WHAT THE TASK REQUIRES:
Examine the records and identify each line that includes the string "this". Copy those lines.

Dataset rows:
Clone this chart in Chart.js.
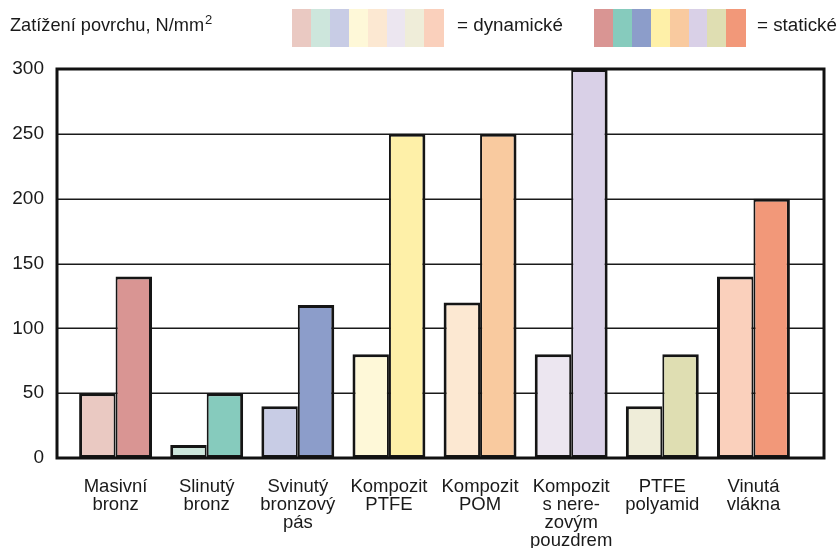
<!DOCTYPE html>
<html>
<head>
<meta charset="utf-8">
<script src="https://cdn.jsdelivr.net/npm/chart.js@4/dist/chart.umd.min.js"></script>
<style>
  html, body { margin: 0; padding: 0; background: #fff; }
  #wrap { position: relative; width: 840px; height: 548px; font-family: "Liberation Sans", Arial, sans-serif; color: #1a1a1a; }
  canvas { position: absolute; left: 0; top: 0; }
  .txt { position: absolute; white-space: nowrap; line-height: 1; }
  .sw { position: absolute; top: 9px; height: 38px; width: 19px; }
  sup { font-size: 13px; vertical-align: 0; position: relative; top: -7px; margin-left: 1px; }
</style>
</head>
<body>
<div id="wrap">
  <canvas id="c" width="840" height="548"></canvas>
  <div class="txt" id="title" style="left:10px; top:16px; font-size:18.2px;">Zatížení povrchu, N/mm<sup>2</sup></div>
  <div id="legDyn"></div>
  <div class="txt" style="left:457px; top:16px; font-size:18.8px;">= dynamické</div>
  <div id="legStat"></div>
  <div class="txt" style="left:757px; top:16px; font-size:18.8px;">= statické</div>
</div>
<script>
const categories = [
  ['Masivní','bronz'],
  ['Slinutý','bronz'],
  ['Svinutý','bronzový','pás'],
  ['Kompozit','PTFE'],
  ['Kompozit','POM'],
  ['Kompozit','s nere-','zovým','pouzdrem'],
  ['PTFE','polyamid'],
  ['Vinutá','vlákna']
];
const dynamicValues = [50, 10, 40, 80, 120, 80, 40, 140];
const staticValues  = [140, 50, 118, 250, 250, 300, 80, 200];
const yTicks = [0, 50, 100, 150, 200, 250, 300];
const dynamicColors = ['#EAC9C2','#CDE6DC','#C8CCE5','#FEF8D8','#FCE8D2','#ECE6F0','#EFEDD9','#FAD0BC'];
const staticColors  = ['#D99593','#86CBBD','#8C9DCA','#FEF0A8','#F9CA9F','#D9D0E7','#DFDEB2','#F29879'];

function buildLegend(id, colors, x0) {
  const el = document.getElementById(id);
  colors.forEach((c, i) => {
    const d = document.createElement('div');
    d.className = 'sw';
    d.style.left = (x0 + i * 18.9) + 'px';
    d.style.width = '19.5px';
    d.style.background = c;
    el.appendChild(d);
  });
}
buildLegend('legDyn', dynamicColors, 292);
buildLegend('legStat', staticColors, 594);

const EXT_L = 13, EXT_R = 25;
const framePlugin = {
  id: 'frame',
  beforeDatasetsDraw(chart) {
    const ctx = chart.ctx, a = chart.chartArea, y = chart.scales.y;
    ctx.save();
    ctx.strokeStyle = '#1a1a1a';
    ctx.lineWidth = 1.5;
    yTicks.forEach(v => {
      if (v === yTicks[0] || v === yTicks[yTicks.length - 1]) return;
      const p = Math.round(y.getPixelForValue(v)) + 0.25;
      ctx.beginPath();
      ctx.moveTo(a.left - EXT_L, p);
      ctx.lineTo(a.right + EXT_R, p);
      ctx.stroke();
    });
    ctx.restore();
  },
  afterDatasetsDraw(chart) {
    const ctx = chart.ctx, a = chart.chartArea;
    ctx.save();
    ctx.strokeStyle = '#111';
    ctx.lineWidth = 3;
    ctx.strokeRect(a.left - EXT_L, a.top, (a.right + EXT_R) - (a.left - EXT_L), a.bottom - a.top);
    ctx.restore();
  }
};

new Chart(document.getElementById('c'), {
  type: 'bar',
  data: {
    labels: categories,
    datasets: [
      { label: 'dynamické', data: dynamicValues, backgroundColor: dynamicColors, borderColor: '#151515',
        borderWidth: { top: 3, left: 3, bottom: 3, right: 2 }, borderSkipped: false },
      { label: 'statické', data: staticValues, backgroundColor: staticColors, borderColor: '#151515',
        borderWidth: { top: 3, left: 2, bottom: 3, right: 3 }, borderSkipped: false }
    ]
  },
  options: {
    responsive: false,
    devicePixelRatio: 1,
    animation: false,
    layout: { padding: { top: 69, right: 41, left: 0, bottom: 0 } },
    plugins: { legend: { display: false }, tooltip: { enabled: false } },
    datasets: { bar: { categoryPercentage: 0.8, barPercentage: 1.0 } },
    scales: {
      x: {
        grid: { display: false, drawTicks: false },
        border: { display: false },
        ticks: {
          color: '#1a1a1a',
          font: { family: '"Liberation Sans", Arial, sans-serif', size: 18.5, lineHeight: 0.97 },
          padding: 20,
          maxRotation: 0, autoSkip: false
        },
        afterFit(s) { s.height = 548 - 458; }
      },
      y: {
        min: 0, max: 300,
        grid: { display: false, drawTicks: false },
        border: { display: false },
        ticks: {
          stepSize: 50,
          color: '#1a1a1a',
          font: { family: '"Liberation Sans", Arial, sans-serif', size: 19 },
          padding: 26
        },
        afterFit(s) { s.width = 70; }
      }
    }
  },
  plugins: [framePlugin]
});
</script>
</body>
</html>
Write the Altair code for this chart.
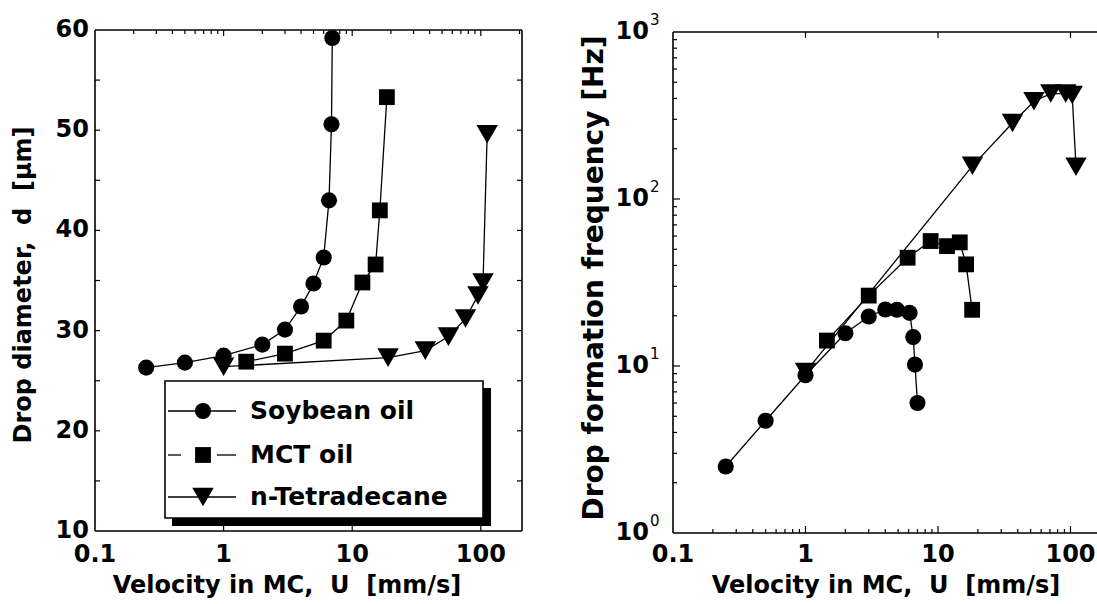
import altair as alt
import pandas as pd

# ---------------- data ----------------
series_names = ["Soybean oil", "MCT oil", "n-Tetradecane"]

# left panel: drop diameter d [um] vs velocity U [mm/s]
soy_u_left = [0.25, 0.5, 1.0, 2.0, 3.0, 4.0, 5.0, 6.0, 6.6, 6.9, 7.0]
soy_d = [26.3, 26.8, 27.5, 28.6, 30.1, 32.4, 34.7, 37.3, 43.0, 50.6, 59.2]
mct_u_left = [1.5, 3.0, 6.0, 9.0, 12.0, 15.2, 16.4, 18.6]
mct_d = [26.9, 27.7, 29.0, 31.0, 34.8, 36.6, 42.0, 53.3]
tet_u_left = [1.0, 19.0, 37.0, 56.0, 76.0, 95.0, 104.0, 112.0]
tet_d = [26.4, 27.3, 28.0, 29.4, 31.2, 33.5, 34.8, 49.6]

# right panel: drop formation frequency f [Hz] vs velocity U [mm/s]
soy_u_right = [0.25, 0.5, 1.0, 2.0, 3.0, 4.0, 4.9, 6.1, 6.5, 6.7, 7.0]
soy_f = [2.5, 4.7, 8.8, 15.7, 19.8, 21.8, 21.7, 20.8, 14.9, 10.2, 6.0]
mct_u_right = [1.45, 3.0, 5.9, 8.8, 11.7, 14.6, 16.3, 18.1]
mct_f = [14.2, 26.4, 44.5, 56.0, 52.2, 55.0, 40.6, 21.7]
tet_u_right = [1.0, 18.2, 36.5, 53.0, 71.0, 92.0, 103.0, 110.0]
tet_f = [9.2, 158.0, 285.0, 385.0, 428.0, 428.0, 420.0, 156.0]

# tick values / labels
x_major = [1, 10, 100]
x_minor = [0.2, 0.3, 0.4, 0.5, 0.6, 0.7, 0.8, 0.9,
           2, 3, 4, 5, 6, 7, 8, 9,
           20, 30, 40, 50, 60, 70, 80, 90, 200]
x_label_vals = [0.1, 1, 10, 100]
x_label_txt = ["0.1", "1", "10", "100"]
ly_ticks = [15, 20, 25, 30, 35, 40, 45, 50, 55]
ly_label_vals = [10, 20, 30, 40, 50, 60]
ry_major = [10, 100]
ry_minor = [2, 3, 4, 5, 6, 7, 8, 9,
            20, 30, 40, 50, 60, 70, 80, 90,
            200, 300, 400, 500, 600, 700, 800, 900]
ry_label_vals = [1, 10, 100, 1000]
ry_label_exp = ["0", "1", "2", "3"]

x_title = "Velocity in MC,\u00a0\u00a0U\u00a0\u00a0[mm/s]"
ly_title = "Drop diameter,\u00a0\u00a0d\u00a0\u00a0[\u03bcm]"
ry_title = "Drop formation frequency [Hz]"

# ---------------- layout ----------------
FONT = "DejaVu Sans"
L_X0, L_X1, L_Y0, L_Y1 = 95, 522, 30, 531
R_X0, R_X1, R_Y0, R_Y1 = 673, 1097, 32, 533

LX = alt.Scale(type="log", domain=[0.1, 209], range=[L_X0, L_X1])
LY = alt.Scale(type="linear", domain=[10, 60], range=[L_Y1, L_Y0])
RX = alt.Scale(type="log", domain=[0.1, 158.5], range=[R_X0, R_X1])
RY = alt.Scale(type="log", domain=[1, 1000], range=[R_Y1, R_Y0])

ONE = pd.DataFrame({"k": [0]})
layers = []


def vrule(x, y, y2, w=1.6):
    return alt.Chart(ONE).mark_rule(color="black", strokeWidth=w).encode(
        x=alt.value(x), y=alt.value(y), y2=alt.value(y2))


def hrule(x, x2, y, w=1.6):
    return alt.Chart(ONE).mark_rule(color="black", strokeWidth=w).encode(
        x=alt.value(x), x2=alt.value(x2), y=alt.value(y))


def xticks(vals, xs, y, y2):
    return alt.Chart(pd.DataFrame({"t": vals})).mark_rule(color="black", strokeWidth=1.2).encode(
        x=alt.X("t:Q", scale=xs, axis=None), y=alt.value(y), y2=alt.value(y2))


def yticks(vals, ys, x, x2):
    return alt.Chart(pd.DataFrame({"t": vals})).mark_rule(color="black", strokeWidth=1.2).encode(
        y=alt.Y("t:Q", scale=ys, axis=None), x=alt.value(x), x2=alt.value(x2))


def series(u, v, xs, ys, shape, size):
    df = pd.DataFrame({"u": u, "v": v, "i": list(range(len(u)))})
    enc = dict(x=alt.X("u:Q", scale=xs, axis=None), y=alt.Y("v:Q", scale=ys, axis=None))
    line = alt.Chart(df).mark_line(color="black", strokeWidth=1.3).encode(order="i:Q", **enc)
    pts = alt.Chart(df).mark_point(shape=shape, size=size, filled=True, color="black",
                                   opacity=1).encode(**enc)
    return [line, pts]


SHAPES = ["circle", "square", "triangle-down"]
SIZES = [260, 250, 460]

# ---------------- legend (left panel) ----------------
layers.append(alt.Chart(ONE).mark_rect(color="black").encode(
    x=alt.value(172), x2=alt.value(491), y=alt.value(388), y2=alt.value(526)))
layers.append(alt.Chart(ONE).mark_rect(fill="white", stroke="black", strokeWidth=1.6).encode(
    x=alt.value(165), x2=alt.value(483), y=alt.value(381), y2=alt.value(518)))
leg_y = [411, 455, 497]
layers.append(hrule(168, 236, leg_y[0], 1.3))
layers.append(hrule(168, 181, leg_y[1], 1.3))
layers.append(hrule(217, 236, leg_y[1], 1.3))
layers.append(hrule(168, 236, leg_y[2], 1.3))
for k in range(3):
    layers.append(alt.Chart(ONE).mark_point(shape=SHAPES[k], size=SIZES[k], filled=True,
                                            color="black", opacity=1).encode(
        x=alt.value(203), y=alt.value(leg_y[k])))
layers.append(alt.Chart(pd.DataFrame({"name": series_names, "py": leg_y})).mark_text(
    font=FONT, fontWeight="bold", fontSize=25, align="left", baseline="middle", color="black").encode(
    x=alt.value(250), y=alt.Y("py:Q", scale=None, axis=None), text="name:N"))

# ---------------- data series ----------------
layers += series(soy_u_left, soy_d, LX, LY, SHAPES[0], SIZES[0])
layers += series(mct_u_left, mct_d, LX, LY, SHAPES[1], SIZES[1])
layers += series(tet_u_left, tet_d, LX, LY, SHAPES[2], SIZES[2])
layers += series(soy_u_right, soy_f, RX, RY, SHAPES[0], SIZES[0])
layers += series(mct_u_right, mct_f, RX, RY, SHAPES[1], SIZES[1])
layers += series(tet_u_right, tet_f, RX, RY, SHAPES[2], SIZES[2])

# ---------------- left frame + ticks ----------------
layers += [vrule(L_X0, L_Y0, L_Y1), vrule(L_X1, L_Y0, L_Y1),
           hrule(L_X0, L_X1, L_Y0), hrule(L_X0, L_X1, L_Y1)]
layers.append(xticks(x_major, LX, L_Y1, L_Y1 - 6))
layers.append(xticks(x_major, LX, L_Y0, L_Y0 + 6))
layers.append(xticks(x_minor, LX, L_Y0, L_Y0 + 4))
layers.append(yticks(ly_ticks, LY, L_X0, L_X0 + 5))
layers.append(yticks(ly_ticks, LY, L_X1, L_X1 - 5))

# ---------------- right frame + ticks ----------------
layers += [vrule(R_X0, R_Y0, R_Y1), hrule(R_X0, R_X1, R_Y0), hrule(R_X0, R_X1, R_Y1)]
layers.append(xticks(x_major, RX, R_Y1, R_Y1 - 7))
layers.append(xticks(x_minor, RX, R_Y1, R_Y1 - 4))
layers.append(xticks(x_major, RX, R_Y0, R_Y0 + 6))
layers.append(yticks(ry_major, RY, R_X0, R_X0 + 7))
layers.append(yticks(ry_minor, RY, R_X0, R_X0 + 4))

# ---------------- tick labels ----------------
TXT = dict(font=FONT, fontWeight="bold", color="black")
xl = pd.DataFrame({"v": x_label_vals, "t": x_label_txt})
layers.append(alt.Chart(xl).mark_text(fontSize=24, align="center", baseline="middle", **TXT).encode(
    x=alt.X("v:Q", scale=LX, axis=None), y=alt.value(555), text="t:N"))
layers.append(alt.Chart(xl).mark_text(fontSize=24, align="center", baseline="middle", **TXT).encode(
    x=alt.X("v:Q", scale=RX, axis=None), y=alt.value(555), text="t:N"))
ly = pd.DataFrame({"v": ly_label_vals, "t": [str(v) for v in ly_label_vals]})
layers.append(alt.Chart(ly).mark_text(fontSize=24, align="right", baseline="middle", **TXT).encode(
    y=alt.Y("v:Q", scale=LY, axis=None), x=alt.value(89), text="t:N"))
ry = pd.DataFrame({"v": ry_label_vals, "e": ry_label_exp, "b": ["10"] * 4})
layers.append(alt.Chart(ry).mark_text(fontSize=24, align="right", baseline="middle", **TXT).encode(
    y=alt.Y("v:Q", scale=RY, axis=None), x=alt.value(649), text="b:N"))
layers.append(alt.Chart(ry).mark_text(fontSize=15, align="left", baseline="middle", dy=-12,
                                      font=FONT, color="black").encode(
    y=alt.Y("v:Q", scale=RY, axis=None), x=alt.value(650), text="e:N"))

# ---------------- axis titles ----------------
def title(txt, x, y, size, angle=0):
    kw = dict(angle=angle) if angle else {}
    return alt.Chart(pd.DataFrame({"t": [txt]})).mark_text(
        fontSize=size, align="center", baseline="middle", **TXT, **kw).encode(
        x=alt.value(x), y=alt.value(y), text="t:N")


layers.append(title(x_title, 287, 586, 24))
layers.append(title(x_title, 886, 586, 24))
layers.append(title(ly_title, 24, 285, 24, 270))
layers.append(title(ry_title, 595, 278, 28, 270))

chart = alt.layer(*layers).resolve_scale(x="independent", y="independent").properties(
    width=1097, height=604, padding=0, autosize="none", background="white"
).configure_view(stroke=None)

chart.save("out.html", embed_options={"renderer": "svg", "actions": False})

TASK OUTPUT:
Clone this chart in Chart.js.
Write the Altair code for this chart.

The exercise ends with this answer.